Monday, July 13, 2020

Updates for the insert benchmark

I continue to run and improve the insert benchmark. This is an update to the overview. Details on how I share performance results is here
Per interval results

The first change is that the benchmark client displays per-second performance results including IPS, QPS and max response time for inserts and queries. This makes it easier to understand stalls.

This is output from a load and the legend for the columns is:
  • i_sec - number of seconds for this interval
  • t_sec - cumulative number of seconds
  • i_ips, i_qps - average insert and query rate for that interval
  • t_ips, t_qps - average insert and query rate from test start until now
  • max_i, max_q - max insert and query response time for that interval, in microseconds
  • t_ins, t_query - total inserts and queries from test start until now

i_sec   t_sec   i_ips   t_ips   i_qps   t_qps   max_i   max_q   t_ins   t_query
1.0     1.0     61833   61833   0       0       2919    0       61900   0
1.0     2.0     63625   62729   0       0       1983    0       125600  0
1.0     3.0     63829   63095   0       0       2080    0       189500  0

Test steps

The second change is in how I run the benchmark. As described in the overview, it used to be run as: create tables/collections with secondary indexes, load X million rows/documents, do a full scan of each secondary index, do read+write tests with rate-limited writers.

I have changed it since then. The new pattern is:
  • create tables/collections without secondary indexes
  • load data (l.i0)
  • create secondary indexes (l.x)
  • load more data (l.i1)
  • read+write tests (q100.1, q100.2, q200.1, q200.2, ...)
The read+write tests use rate-limited writers and the tests are run for varying limits. The test starts with 100 insert/s per client (q100) and then 200, 400, 600, 800 and 1000. In some cases the DBMS is unable to sustain the target insert rates. Also, for each limit the test is run twice so the results might use the names q100.1, q100.2, q200.1, q200.2, ..., q1000.1, q1000.2.
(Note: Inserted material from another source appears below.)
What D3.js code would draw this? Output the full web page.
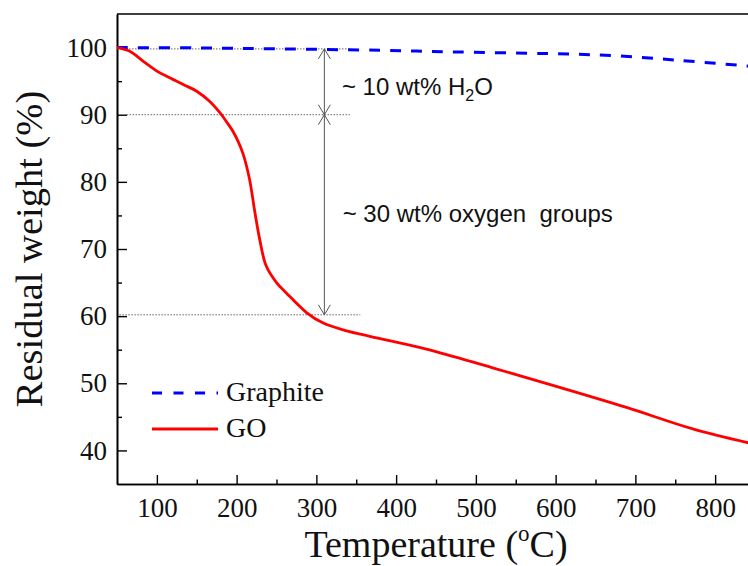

  1. Hi, Mark, recently we are trying to use the benchmark to test TiDB, I found it can be used for TiDB, thank you for your effort.
    And there are also some thing I want to know more, such as is there are best practice for this benchmark. And how do you use the results? Did it used for bottleneck?

    1. My focus is on relative results more than absolute. So I run the test:
      1) to compare impact of my.cnf settings for one version of a DBMS
      2) to look for regressions between different versions of a DBMS
      3) to compare different DBMS

      For #3 that can mean either benchmarketing (for marketing X is faster than Y means that X is better than Y) but I don't have a product to promote and I am just looking for things that can be improved and to learn more about how a DBMS behaves.

      The insert-heavy phases of the benchmark are a great way to stress parts of a DBMS, and that has helped me find many perf problems.

    2. I usually per-operation HW efficiency metrics like CPU/operation, storage reads, writes, read KB, write KB /operation. Those make it easier to see why one test result is better or worse than another. The metrics are measured iostat and vmstat, so I take the rates from those tools and divide them by the rate of transactions, operations, queries.

    3. I hope to replace my usage of the insert benchmark with something less synthetic. TSBS is interesting, except it doesn't have queries concurrent with writes.

      For now I will try to make sure the code works with pypy to reduce the client CPU overhead.